The Free National Movement’s shadow minister of labour and social development said given Prime Minister Perry Christie’s “insatiable propensity” for creating committees, which often times hardly ever produced results, this raised questions of whether he was legitimately pursuing a resolution to Baha Mar or creating yet another deflection from the recent Moody’s downgrade.

She told The Tribune that there were also concerns about the appointment of China Construction America (CCA) executive Tiger Wu to the committee. The MP said she found this “reprehensible” as CCA, which has earned a reputation of allegedly producing sub-par work, is now tasked with reviewing the craftsmanship of Bahamian contractors.

Her harsh critique of this committee follows reports in The Nassau Guardian yesterday that former Minister of State for Finance James Smith said the first time he learned of his appointment to the committee was on Sunday, the day the government made the announcement. At the time he said he had not spoken to anyone from the government officially about his appointment.

“In this instance, Mr Christie has gone ahead and named a committee,” Mrs Butler-Turner said, “and one of the principles of the committee did not even know that he was on the committee.

“I find that to be absolutely incredible given the fact that Mr Christie says that this is something that they have been working on assiduously and this is the best that he can do? To actually name persons to a committee and they have not even been informed that they are on the committee?

“It just speaks to the whole issue of Mr Christie’s ad hoc approach to governance and lack of planning. So it brings the question for me of whether in fact Mr Christie is legitimately pursuing a resolution to Baha Mar or whether this is just a further deflection from the bad news with regard to our downgrade by Moody’s.”

She added: “On top of that Mr Christie has also named people from CCA. That raised very big questions for me because CCA to the best of my knowledge are the builders that have already given us sub-par work.
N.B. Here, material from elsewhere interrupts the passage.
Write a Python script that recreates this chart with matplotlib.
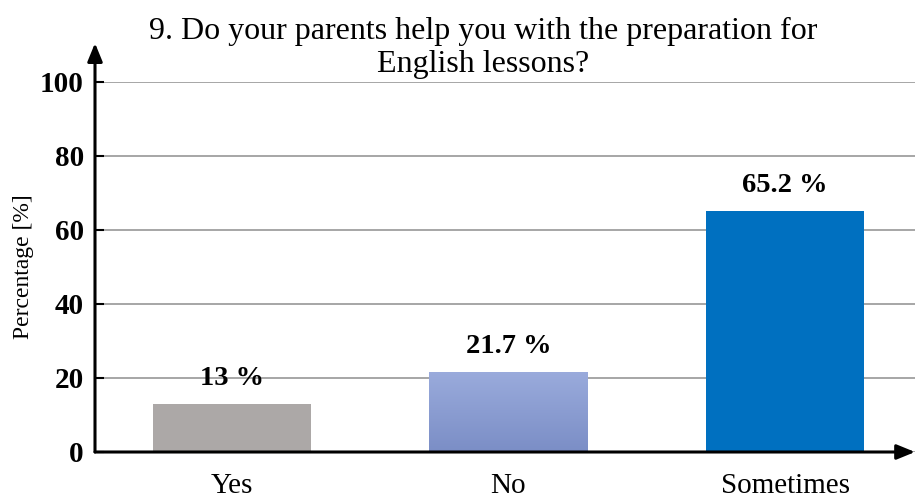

So who are they to actually determine the level of craftsmanship and work that has been done by the Bahamian contractors?
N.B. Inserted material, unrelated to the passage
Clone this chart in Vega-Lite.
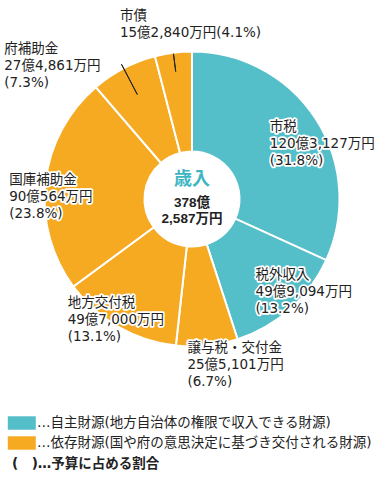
{
  "$schema": "https://vega.github.io/schema/vega-lite/v6.json",
  "width": 384,
  "height": 398,
  "padding": 0,
  "background": "white",
  "data": {
    "values": [
      {"name": "市税", "source": "自主財源", "value": 1203127, "order": 1, "label": "市税\n120億3,127万円\n(31.8%)"},
      {"name": "税外収入", "source": "自主財源", "value": 499094, "order": 2, "label": "税外収入\n49億9,094万円\n(13.2%)"},
      {"name": "譲与税・交付金", "source": "依存財源", "value": 255101, "order": 3, "label": "譲与税・交付金\n25億5,101万円\n(6.7%)"},
      {"name": "地方交付税", "source": "依存財源", "value": 497000, "order": 4, "label": "地方交付税\n49億7,000万円\n(13.1%)"},
      {"name": "国庫補助金", "source": "依存財源", "value": 900564, "order": 5, "label": "国庫補助金\n90億564万円\n(23.8%)"},
      {"name": "府補助金", "source": "依存財源", "value": 274861, "order": 6, "label": "府補助金\n27億4,861万円\n(7.3%)"},
      {"name": "市債", "source": "依存財源", "value": 152840, "order": 7, "label": "市債\n15億2,840万円(4.1%)"}
    ]
  },
  "config": {
    "view": {"stroke": null},
    "text": {"font": "DejaVu Sans, Noto Sans CJK JP", "fontSize": 13.5, "align": "left", "baseline": "top", "lineHeight": 17, "lineBreak": "\n", "fill": "#222222", "clip": true},
    "style": {"halo": {"stroke": "white", "strokeWidth": 3.5, "strokeJoin": "round", "fill": "white"}}
  },
  "layer": [
    {
      "mark": {"type": "arc", "innerRadius": 47.5, "outerRadius": 147.5, "stroke": "white", "strokeWidth": 2},
      "encoding": {
        "theta": {"field": "value", "type": "quantitative", "stack": true},
        "order": {"field": "order", "type": "quantitative"},
        "color": {
          "field": "source", "type": "nominal",
          "scale": {"domain": ["自主財源", "依存財源"], "range": ["#54BEC9", "#F5AA22"]},
          "legend": {
            "orient": "none", "legendX": 12, "legendY": 416, "direction": "vertical", "padding": 0,
            "title": "(　)…予算に占める割合", "titleOrient": "bottom", "titleAnchor": "start",
            "titleFont": "DejaVu Sans, Noto Sans CJK JP", "titleFontSize": 13.5, "titleFontWeight": "bold", "titleColor": "#222222", "titlePadding": 7, "titleLimit": 400,
            "symbolType": "M-1.6,-0.96H2.4V0.96H-1.6Z", "symbolSize": 196, "symbolStrokeWidth": 0, "symbolOpacity": 1,
            "labelExpr": "datum.label == '自主財源' ? '…自主財源(地方自治体の権限で収入できる財源)' : '…依存財源(国や府の意思決定に基づき交付される財源)'",
            "labelFont": "DejaVu Sans, Noto Sans CJK JP", "labelFontSize": 13.5, "labelColor": "#222222", "labelOffset": 11, "labelLimit": 400,
            "rowPadding": 6
          }
        }
      }
    },
    {
      "mark": {"type": "arc", "innerRadius": 128.5, "outerRadius": 146.4, "padAngle": 3, "fill": "transparent", "stroke": "#222222", "strokeWidth": 1},
      "encoding": {
        "theta": {"field": "value", "type": "quantitative", "stack": true},
        "order": {"field": "order", "type": "quantitative"},
        "strokeOpacity": {"condition": {"test": "datum.name === '市債'", "value": 1}, "value": 0}
      }
    },
    {
      "mark": {"type": "arc", "innerRadius": 118, "outerRadius": 152, "padAngle": 3, "fill": "transparent", "stroke": "#222222", "strokeWidth": 1},
      "encoding": {
        "theta": {"field": "value", "type": "quantitative", "stack": true},
        "order": {"field": "order", "type": "quantitative"},
        "strokeOpacity": {"condition": {"test": "datum.name === '府補助金'", "value": 1}, "value": 0}
      }
    },
    {
      "encoding": {
        "theta": {"field": "value", "type": "quantitative", "stack": true},
        "order": {"field": "order", "type": "quantitative"},
        "text": {"condition": {"test": "datum.name === '市税'", "field": "label", "type": "nominal"}, "value": ""}
      },
      "layer": [
        {"mark": {"type": "text", "style": "halo", "radius": 108, "dx": -13, "dy": -21, "clip": true}},
        {"mark": {"type": "text", "radius": 108, "dx": -13, "dy": -21, "clip": true}}
      ]
    },
    {
      "encoding": {
        "theta": {"field": "value", "type": "quantitative", "stack": true},
        "order": {"field": "order", "type": "quantitative"},
        "text": {"condition": {"test": "datum.name === '税外収入'", "field": "label", "type": "nominal"}, "value": ""}
      },
      "layer": [
        {"mark": {"type": "text", "style": "halo", "radius": 94, "dx": 1, "dy": -1, "clip": true}},
        {"mark": {"type": "text", "radius": 94, "dx": 1, "dy": -1, "clip": true}}
      ]
    },
    {
      "encoding": {
        "theta": {"field": "value", "type": "quantitative", "stack": true},
        "order": {"field": "order", "type": "quantitative"},
        "text": {"condition": {"test": "datum.name === '譲与税・交付金'", "field": "label", "type": "nominal"}, "value": ""}
      },
      "layer": [
        {"mark": {"type": "text", "style": "halo", "radius": 141, "dx": -19, "dy": 2, "clip": true}},
        {"mark": {"type": "text", "radius": 141, "dx": -19, "dy": 2, "clip": true}}
      ]
    },
    {
      "encoding": {
        "theta": {"field": "value", "type": "quantitative", "stack": true},
        "order": {"field": "order", "type": "quantitative"},
        "text": {"condition": {"test": "datum.name === '地方交付税'", "field": "label", "type": "nominal"}, "value": ""}
      },
      "layer": [
        {"mark": {"type": "text", "style": "halo", "radius": 147, "dx": -51, "dy": -30, "clip": true}},
        {"mark": {"type": "text", "radius": 147, "dx": -51, "dy": -30, "clip": true}}
      ]
    },
    {
      "encoding": {
        "theta": {"field": "value", "type": "quantitative", "stack": true},
        "order": {"field": "order", "type": "quantitative"},
        "text": {"condition": {"test": "datum.name === '国庫補助金'", "field": "label", "type": "nominal"}, "value": ""}
      },
      "layer": [
        {"mark": {"type": "text", "style": "halo", "radius": 184, "dx": 0, "dy": -5, "clip": true}},
        {"mark": {"type": "text", "radius": 184, "dx": 0, "dy": -5, "clip": true}}
      ]
    },
    {
      "encoding": {
        "theta": {"field": "value", "type": "quantitative", "stack": true},
        "order": {"field": "order", "type": "quantitative"},
        "text": {"condition": {"test": "datum.name === '府補助金'", "field": "label", "type": "nominal"}, "value": ""}
      },
      "layer": [
        {"mark": {"type": "text", "style": "halo", "radius": 226, "dx": -83, "dy": 43, "clip": true}},
        {"mark": {"type": "text", "radius": 226, "dx": -83, "dy": 43, "clip": true}}
      ]
    },
    {
      "encoding": {
        "theta": {"field": "value", "type": "quantitative", "stack": true},
        "order": {"field": "order", "type": "quantitative"},
        "text": {"condition": {"test": "datum.name === '市債'", "field": "label", "type": "nominal"}, "value": ""}
      },
      "layer": [
        {"mark": {"type": "text", "style": "halo", "radius": 198, "dx": -47, "dy": 6, "clip": true}},
        {"mark": {"type": "text", "radius": 198, "dx": -47, "dy": 6, "clip": true}}
      ]
    },
    {
      "data": {"values": [{"heading": "歳入", "total": "378億\n2,587万円"}]},
      "layer": [
        {
          "mark": {"type": "text", "align": "center", "baseline": "middle", "dy": -19, "font": "Noto Sans CJK JP", "fontSize": 18, "fontWeight": "bold", "fill": "#3EB6C2"},
          "encoding": {"text": {"field": "heading", "type": "nominal"}}
        },
        {
          "mark": {"type": "text", "align": "center", "baseline": "top", "dy": -3, "font": "Liberation Sans, Noto Sans CJK JP", "fontSize": 13.5, "fontWeight": "bold", "lineHeight": 15.5},
          "encoding": {"text": {"field": "total", "type": "nominal"}}
        }
      ]
    }
  ]
}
“I think that question needs to be answered. Are we in fact going to allow Mr Christie to advocate his responsibility to the Bahamian people by allowing CCA who obviously from all suggestions produced this sub-par work? Are we going to allow them to determine what the value is of the Bahamian work? I find that reprehensible.”

On Sunday, BMD Holdings – Baha Mar developer Sarkis Izmirlian’s company - criticised the appointment of Mr Wu to the committee with oversight for the payouts, alleging that he has “engaged in documented questionable behaviour.”

The statement also added that it was CCA that created the situation, which led to Baha Mar’s troubles. CCA is Baha Mar’s general contractor.

“CCA has proven itself to be a serial deceiver of the prime minister of the Bahamas and the Bahamian people. The unsecured creditors of Baha Mar have every reason to be wary and concerned about the credibility of this committee and its agenda,” BMD Holdings said.

Earlier on Sunday, the government announced that Mr Smith; Grant Lyon, liquidation claims advisor to the government; Yanping Mo, representative of the Export-Import Bank of China; Norbert Chan, representative of court appointed receiver Deloitte & Touche and Mr Wu had been appointed to a committee to administer the claims of Bahamian and other creditors of the Baha Mar group of companies.

The government said it hoped that Bahamian employee claims would be settled no later than September 30 and that all other claims will be dealt with on or before December 31.